Once a user enters the servers’ URL into the address bar, the HTTPS handshake is initiated and the server will respond by sending a certificate back to the browser.

Certificate Authorities, such as GoDaddy.com and GlobalSigh.com govern the publication and validity of certificates. Owners of HTTPS-enabled servers must apply to one of the CA’s for a certificate and will need to supply information such as the servers IP address, public key, and details of the company, like those provided to banks when opening an account.

Unique Digital Certificates

Once a certificate has been created, it is made tamper-proof by processing with a hash-function to give it a unique finger print. By issuing this certificate, the CA is validating the upload server as a bona fide computer associated with the owners’ business. Clients uploading their media can be confident and assured that they are dealing with the business they expect to be dealing with and not a third-party imposter, or man-in-the-middle attacker.

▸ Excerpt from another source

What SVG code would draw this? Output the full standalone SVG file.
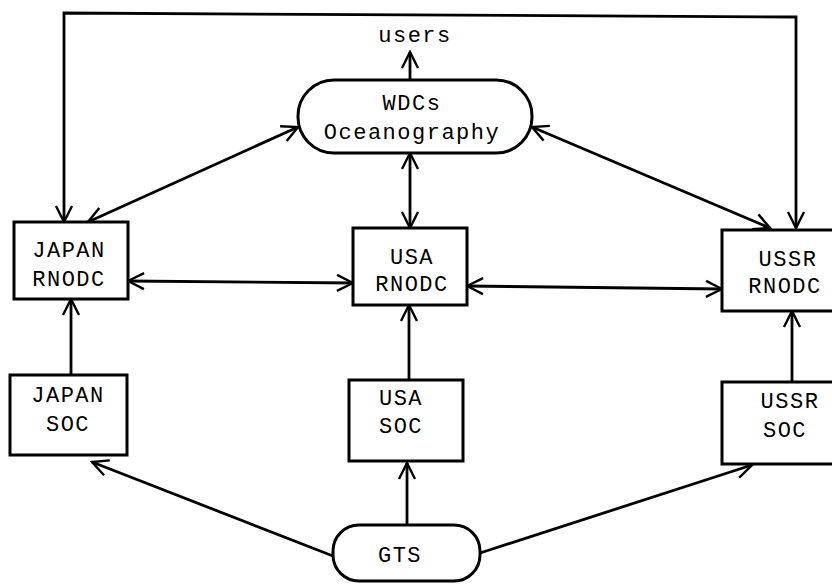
<svg xmlns="http://www.w3.org/2000/svg" width="832" height="584" viewBox="0 0 832 584">
<defs>
<marker id="ah" viewBox="0 0 24 24" refX="22" refY="12" markerWidth="24" markerHeight="24" markerUnits="userSpaceOnUse" orient="auto-start-reverse">
<path d="M6,4 L22,12 L6,20" fill="none" stroke="#000" stroke-width="2.4"/>
</marker>
<style>
.n{fill:#fff;stroke:#000;stroke-width:3}
.t{font-family:"Liberation Mono","DejaVu Sans Mono",monospace;font-size:22px;letter-spacing:1.5px;text-anchor:middle;fill:#000}
.c line,.c polyline{stroke:#000;stroke-width:2.8;fill:none}
</style>
</defs>
<rect width="832" height="584" fill="#fff"/>
<g class="c">
<polyline points="64,222 64,13 796,17 796,228" marker-start="url(#ah)" marker-end="url(#ah)"/>
<line x1="410" y1="80" x2="410" y2="52" marker-end="url(#ah)"/>
<line x1="298" y1="127" x2="88" y2="222" marker-start="url(#ah)" marker-end="url(#ah)"/>
<line x1="532" y1="127" x2="770" y2="228" marker-start="url(#ah)" marker-end="url(#ah)"/>
<line x1="410" y1="153" x2="410" y2="228" marker-start="url(#ah)" marker-end="url(#ah)"/>
<line x1="128" y1="281" x2="353" y2="283" marker-start="url(#ah)" marker-end="url(#ah)"/>
<line x1="467" y1="286" x2="722" y2="289" marker-start="url(#ah)" marker-end="url(#ah)"/>
<line x1="71" y1="375" x2="71" y2="299" marker-end="url(#ah)"/>
<line x1="409" y1="380" x2="409" y2="305" marker-end="url(#ah)"/>
<line x1="792" y1="382" x2="792" y2="311" marker-end="url(#ah)"/>
<line x1="333" y1="556" x2="92" y2="462" marker-end="url(#ah)"/>
<line x1="407" y1="525" x2="407" y2="463" marker-end="url(#ah)"/>
<line x1="480" y1="553" x2="752" y2="465" marker-end="url(#ah)"/>
</g>
<g id="users"><text class="t" x="415" y="42">users</text></g>
<g id="wdcs"><rect class="n" x="298" y="80" width="234" height="73" rx="36" ry="36"/>
<text class="t" x="412" y="110">WDCs</text><text class="t" x="412" y="139">Oceanography</text></g>
<g id="japan-rnodc"><rect class="n" x="14" y="222" width="114" height="77"/>
<text class="t" x="69" y="257">JAPAN</text><text class="t" x="69" y="286">RNODC</text></g>
<g id="usa-rnodc"><rect class="n" x="353" y="228" width="114" height="77"/>
<text class="t" x="412" y="264">USA</text><text class="t" x="412" y="291">RNODC</text></g>
<g id="ussr-rnodc"><rect class="n" x="722" y="230" width="114" height="81"/>
<text class="t" x="788" y="266">USSR</text><text class="t" x="785" y="293">RNODC</text></g>
<g id="japan-soc"><rect class="n" x="10" y="375" width="117" height="80"/>
<text class="t" x="68" y="402">JAPAN</text><text class="t" x="68" y="431">SOC</text></g>
<g id="usa-soc"><rect class="n" x="349" y="380" width="114" height="81"/>
<text class="t" x="401" y="405">USA</text><text class="t" x="401" y="433">SOC</text></g>
<g id="ussr-soc"><rect class="n" x="722" y="382" width="114" height="82"/>
<text class="t" x="790" y="408">USSR</text><text class="t" x="785" y="437">SOC</text></g>
<g id="gts"><rect class="n" x="333" y="525" width="147" height="56" rx="26" ry="26"/>
<text class="t" x="400" y="562">GTS</text></g>
</svg>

When a browser receives the encrypted certificate it looks for the public key to decrypt it from a list of trusted keys installed in the browser. Once the public key has been found, the certificate is decrypted to expose the servers own public key and other company information. Maintaining the validity of this list of trusted CA’s is paramount for security in internet commerce.

Encrypt Keys

The second important aspect of data exchange using HTTPS is encryption using secure keys. Public Key Infrastructure (PKI) is a system used to create, manage, store, and distribute digital certificates and public keys.

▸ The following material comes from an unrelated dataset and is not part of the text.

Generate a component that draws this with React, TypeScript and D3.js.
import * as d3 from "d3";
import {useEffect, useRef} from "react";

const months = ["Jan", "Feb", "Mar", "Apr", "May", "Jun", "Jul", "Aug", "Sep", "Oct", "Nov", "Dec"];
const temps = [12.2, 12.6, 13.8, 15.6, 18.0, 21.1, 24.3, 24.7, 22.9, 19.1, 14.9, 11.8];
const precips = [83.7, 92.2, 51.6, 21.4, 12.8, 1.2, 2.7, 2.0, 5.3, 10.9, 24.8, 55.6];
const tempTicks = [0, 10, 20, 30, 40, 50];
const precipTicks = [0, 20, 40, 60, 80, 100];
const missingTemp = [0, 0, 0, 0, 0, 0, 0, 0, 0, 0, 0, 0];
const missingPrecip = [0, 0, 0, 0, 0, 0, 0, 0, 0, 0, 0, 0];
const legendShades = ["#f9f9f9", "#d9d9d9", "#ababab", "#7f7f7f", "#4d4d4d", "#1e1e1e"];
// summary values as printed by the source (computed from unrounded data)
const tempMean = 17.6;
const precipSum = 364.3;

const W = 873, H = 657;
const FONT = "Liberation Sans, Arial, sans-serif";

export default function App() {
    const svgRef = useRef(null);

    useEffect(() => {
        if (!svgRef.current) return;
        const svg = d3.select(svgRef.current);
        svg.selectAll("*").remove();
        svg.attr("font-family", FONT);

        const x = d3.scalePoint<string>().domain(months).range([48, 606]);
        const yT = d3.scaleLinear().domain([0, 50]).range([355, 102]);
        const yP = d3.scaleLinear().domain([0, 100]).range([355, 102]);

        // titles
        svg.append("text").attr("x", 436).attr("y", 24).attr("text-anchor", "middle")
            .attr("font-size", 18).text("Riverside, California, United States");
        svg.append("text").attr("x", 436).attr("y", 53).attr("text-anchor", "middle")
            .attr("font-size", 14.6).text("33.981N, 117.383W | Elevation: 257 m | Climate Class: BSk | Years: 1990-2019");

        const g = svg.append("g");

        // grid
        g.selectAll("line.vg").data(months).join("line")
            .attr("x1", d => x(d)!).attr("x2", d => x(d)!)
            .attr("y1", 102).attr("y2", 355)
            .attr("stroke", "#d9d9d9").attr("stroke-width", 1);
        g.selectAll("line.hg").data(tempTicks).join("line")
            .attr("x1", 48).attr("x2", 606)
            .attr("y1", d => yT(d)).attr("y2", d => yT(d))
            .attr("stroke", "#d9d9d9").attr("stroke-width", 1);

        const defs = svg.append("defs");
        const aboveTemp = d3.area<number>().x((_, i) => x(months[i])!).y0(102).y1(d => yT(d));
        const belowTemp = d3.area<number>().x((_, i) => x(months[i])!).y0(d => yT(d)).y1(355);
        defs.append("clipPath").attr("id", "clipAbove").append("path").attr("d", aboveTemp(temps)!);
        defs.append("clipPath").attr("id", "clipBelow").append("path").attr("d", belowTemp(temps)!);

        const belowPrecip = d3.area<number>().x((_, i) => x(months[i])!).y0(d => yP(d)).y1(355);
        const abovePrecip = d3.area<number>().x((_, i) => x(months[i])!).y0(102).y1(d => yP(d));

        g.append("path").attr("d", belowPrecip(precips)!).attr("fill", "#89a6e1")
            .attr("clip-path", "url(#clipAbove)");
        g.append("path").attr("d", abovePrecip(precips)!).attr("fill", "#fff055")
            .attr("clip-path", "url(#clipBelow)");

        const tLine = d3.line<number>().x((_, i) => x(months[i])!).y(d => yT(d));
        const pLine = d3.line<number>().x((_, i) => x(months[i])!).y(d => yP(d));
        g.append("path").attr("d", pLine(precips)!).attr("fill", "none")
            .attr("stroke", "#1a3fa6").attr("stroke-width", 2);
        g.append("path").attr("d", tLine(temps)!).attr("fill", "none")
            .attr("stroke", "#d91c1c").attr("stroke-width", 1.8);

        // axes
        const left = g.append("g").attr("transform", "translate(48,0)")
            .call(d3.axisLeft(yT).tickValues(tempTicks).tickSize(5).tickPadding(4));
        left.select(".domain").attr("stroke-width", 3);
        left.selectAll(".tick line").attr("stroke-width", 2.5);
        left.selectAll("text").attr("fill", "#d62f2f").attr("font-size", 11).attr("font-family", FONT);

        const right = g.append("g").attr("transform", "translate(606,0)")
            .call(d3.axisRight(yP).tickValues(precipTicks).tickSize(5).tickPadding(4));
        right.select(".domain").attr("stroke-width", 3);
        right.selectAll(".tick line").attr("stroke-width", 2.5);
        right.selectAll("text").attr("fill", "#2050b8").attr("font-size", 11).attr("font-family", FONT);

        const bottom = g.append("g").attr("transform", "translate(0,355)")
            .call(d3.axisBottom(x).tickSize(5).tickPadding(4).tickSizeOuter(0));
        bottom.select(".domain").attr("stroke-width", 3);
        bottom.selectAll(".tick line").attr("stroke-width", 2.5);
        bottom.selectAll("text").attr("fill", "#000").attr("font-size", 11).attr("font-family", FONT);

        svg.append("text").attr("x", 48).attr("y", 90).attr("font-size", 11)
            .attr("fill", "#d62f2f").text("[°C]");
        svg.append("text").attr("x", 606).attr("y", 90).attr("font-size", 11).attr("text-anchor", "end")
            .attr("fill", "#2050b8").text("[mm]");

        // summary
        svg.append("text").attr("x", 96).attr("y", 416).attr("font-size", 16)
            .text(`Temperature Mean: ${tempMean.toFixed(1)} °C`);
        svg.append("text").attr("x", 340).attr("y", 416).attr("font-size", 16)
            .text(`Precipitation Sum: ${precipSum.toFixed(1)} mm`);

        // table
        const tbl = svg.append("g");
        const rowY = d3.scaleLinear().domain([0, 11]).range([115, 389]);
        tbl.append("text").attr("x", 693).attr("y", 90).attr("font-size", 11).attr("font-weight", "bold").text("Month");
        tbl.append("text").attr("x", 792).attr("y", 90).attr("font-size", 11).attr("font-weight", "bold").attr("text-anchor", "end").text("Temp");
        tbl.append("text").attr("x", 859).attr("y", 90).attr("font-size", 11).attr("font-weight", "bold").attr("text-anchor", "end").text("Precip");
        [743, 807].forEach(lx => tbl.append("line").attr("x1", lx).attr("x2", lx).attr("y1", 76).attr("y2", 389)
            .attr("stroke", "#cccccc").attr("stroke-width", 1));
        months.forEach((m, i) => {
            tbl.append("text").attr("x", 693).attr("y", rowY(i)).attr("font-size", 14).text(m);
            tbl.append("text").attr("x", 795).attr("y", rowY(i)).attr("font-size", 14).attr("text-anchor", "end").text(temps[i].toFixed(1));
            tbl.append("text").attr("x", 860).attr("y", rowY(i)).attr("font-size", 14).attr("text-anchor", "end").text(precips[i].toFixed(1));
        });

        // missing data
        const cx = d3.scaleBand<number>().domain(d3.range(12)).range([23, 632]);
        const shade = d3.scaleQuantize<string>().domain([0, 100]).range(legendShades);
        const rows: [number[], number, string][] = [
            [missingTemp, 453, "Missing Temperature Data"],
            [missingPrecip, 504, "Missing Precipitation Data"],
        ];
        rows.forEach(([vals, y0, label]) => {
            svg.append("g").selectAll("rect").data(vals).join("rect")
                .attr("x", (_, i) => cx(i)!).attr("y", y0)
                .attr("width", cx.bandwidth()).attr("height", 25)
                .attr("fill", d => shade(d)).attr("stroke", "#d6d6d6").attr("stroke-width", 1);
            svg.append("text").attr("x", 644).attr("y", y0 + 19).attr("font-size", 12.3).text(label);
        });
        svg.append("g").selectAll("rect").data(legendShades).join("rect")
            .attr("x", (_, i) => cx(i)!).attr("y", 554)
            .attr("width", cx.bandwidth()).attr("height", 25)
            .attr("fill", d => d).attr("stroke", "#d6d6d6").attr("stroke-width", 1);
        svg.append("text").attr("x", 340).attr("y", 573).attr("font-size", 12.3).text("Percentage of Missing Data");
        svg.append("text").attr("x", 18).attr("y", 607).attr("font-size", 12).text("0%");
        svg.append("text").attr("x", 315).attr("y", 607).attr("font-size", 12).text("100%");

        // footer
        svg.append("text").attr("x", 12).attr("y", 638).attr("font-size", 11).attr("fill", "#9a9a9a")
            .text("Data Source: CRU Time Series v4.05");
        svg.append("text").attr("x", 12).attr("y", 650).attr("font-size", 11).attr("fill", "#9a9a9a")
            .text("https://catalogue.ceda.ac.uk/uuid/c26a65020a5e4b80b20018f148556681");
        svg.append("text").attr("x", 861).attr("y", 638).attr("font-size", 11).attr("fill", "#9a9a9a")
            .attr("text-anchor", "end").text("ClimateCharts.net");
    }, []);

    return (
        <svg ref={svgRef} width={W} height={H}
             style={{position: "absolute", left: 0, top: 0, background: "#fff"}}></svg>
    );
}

Asymmetric encryption uses a unique private-public key pair. If data is encrypted with the public key, only the private key can decrypt it. And if data is encrypted with the private key, only the public key can be used to decrypt it. The private key must remain private to the website, but the public key can be given to anybody. This is a very secure system, assuming the private key is not stolen from the server. But it is computationally intensive, and the webserver would grind to a halt if a film was uploaded to it.

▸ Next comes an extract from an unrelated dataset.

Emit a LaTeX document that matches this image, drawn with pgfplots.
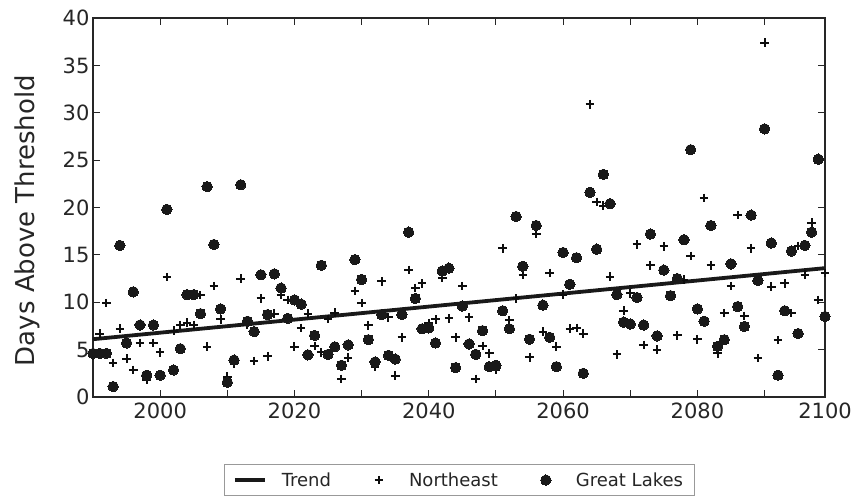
\documentclass[border=0pt]{standalone}
\usepackage{pgfplots}
\pgfplotsset{compat=1.18}
\usepackage{pgfplotstable}
\usepackage{fontspec}
\setmainfont{DejaVu Sans}
\definecolor{txt}{HTML}{262626}

\pgfplotsset{
  lineleg/.style={legend image code/.code={\draw[##1] (0pt,0pt) -- (30pt,0pt);}},
  markleg/.style={legend image code/.code={\path[draw=none,fill=none] (0pt,0pt) -- (30pt,0pt);\draw[##1] plot[only marks] coordinates {(15pt,0pt)};}},
}

\pgfplotstableread{
year ne
1990 4.4
1991 6.7
1992 9.9
1993 3.6
1994 7.2
1995 4.05
1996 2.85
1997 5.7
1998 1.8
1999 5.7
2000 4.7
2001 12.65
2002 7.0
2003 7.6
2004 7.85
2005 7.6
2006 10.75
2007 5.3
2008 11.7
2009 8.2
2010 2.15
2011 3.5
2012 12.5
2013 7.6
2014 3.8
2015 10.4
2016 4.3
2017 8.8
2018 10.8
2019 10.25
2020 5.3
2021 7.3
2022 8.8
2023 5.4
2024 4.7
2025 8.25
2026 8.9
2027 1.9
2028 4.15
2029 11.2
2030 9.9
2031 7.55
2032 3.2
2033 12.2
2034 8.4
2035 2.25
2036 6.3
2037 13.4
2038 11.5
2039 12.0
2040 7.8
2041 8.2
2042 12.6
2043 8.3
2044 6.3
2045 11.7
2046 8.4
2047 1.9
2048 5.4
2049 4.6
2050 2.9
2051 15.7
2052 8.1
2053 10.4
2054 12.9
2055 4.2
2056 17.2
2057 6.9
2058 13.1
2059 5.3
2060 10.8
2061 7.2
2062 7.3
2063 6.7
2064 30.9
2065 20.6
2066 20.2
2067 12.7
2068 4.5
2069 9.1
2070 10.95
2071 16.1
2072 5.5
2073 13.9
2074 5.0
2075 15.9
2076 10.6
2077 6.5
2078 12.4
2079 14.9
2080 6.1
2081 21.0
2082 13.9
2083 4.6
2084 8.85
2085 11.7
2086 19.2
2087 8.55
2088 15.7
2089 4.1
2090 37.4
2091 11.65
2092 6.0
2093 12.0
2094 8.85
2095 15.95
2096 12.9
2097 18.4
2098 10.25
2099 13.1
}\northeast

\pgfplotstableread{
year gl
1990 4.6
1991 4.6
1992 4.6
1993 1.1
1994 16.0
1995 5.7
1996 11.1
1997 7.6
1998 2.3
1999 7.6
2000 2.3
2001 19.8
2002 2.85
2003 5.1
2004 10.8
2005 10.8
2006 8.8
2007 22.2
2008 16.1
2009 9.3
2010 1.55
2011 3.9
2012 22.4
2013 8.0
2014 6.9
2015 12.9
2016 8.7
2017 13.0
2018 11.5
2019 8.3
2020 10.25
2021 9.8
2022 4.45
2023 6.5
2024 13.9
2025 4.5
2026 5.3
2027 3.35
2028 5.5
2029 14.5
2030 12.4
2031 6.05
2032 3.7
2033 8.7
2034 4.4
2035 4.0
2036 8.7
2037 17.4
2038 10.4
2039 7.2
2040 7.3
2041 5.7
2042 13.3
2043 13.6
2044 3.1
2045 9.6
2046 5.6
2047 4.5
2048 7.0
2049 3.2
2050 3.35
2051 9.1
2052 7.2
2053 19.05
2054 13.8
2055 6.1
2056 18.1
2057 9.7
2058 6.3
2059 3.2
2060 15.25
2061 11.9
2062 14.7
2063 2.5
2064 21.6
2065 15.6
2066 23.5
2067 20.4
2068 10.8
2069 7.9
2070 7.7
2071 10.5
2072 7.6
2073 17.2
2074 6.45
2075 13.4
2076 10.7
2077 12.5
2078 16.6
2079 26.1
2080 9.3
2081 8.0
2082 18.1
2083 5.35
2084 6.05
2085 14.05
2086 9.55
2087 7.45
2088 19.2
2089 12.3
2090 28.3
2091 16.25
2092 2.3
2093 9.1
2094 15.4
2095 6.7
2096 16.0
2097 17.4
2098 25.1
2099 8.5
}\greatlakes

\begin{document}
\begin{tikzpicture}
\begin{axis}[
  at={(0pt,0pt)}, anchor=south west,
  scale only axis,
  width=732pt, height=379pt,
  xmin=1990, xmax=2099,
  ymin=0, ymax=40,
  xtick={2000,2010,...,2090},
  xticklabels={2000,,2020,,2040,,2060,,2080,},
  ytick={0,5,...,40},
  tick align=inside,
  major tick length=7pt,
  every tick/.style={black!85, line width=0.9pt},
  axis line style={black!85, line width=1.6pt},
  tick label style={font=\fontsize{21}{25}\selectfont, text=txt},
  /pgf/number format/assume math mode=true,
  /pgf/number format/1000 sep={},
  xticklabel style={yshift=-2pt},
  ylabel={Days Above Threshold},
  every axis y label/.style={at={(rel axis cs:0,0.5)}, anchor=center, xshift=-66pt, yshift=-13pt, rotate=90, font=\fontsize{26}{30}\selectfont, text=txt},
  clip=false,
  legend columns=3,
  legend style={at={(0.5,-0.177)}, anchor=north, draw=black!40, line width=0.8pt,
    font=\fontsize{18}{22}\selectfont, text=txt,
    inner xsep=9pt, inner ysep=6pt,
    /tikz/every odd column/.append style={column sep=13pt},
    /tikz/every even column/.append style={column sep=31pt}},
]
\addplot[black!90, line width=3.8pt, lineleg]
  coordinates {(1990,6.1) (2099,13.6)};
\addlegendentry{Trend}
\addplot[only marks, mark=+, mark size=4.3pt, black!95, line width=2pt, markleg]
  table[x=year, y=ne] {\northeast};
\addlegendentry{Northeast}
\addplot[only marks, mark=*, mark size=5.2pt, black!90, mark options={draw=black!90, fill=black!90, line width=0pt}, markleg]
  table[x=year, y=gl] {\greatlakes};
\addlegendentry{Great Lakes}
\node[anchor=north, font=\fontsize{21}{25}\selectfont, text=txt] at (rel axis cs:1,0) [yshift=-2pt] {2100};
\end{axis}
\pgfresetboundingbox
\path (-93pt,-98pt) rectangle (771pt,397pt);
\end{tikzpicture}
\end{document}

The alternative is symmetric encryption that requires both the users’ browser and server to have the same key. It’s a computationally fast method of encryption and decryption but distributing the key on a public internet is very insecure and eaves droppers can easily pick it up and then gain access to your data. 

Diagram 3 – HTTPS certification guarantees validated servers and encrypted media files to stop man-in-the-middle attacks.

Diagram 3 – HTTPS certification guarantees validated servers and encrypted media files to stop man-in-the-middle attacks.

To achieve the security of asymmetric encryption and the speed and flexibility of symmetric encryption, HTTPS uses both asymmetric and symmetric encryption.

To initiate the process, the user clicks on the web address, and the encrypted certificate is sent to the browser over an unencrypted link to validate the server and extract the web servers public key. Then the browsers symmetrical key is encrypted using the public key and sent to the server. The server decrypts the symmetric key using its private key and both the server and browser switch to symmetric encryption to exchange media files using this newly created symmetric key.

Fast Encryption for Media Files

Media and large files are now exchanged using the fast-symmetrical encryption method. To further improve security, a time limit on symmetrical keys is enforced and new keys are created to reduce the risk of them being copied and hacked. Each time a user accesses the HTTPS server, a new HTTPS session is negotiated, and a new symmetric key created. Timeout’s periodically action the browser to re-negotiate the HTTPS protocol with the server to force the creation of new symmetric keys.

Technology can only go part of the way to ensure that networks and web access are secure. People are always the weakest link in any security system and it’s the responsibility of every user to make sure they understand security and implement the measures needed. It’s of the upmost importance that the CEO drives personal security measures hard, provides regular user training, and enforces regular phishing attack testing of employees.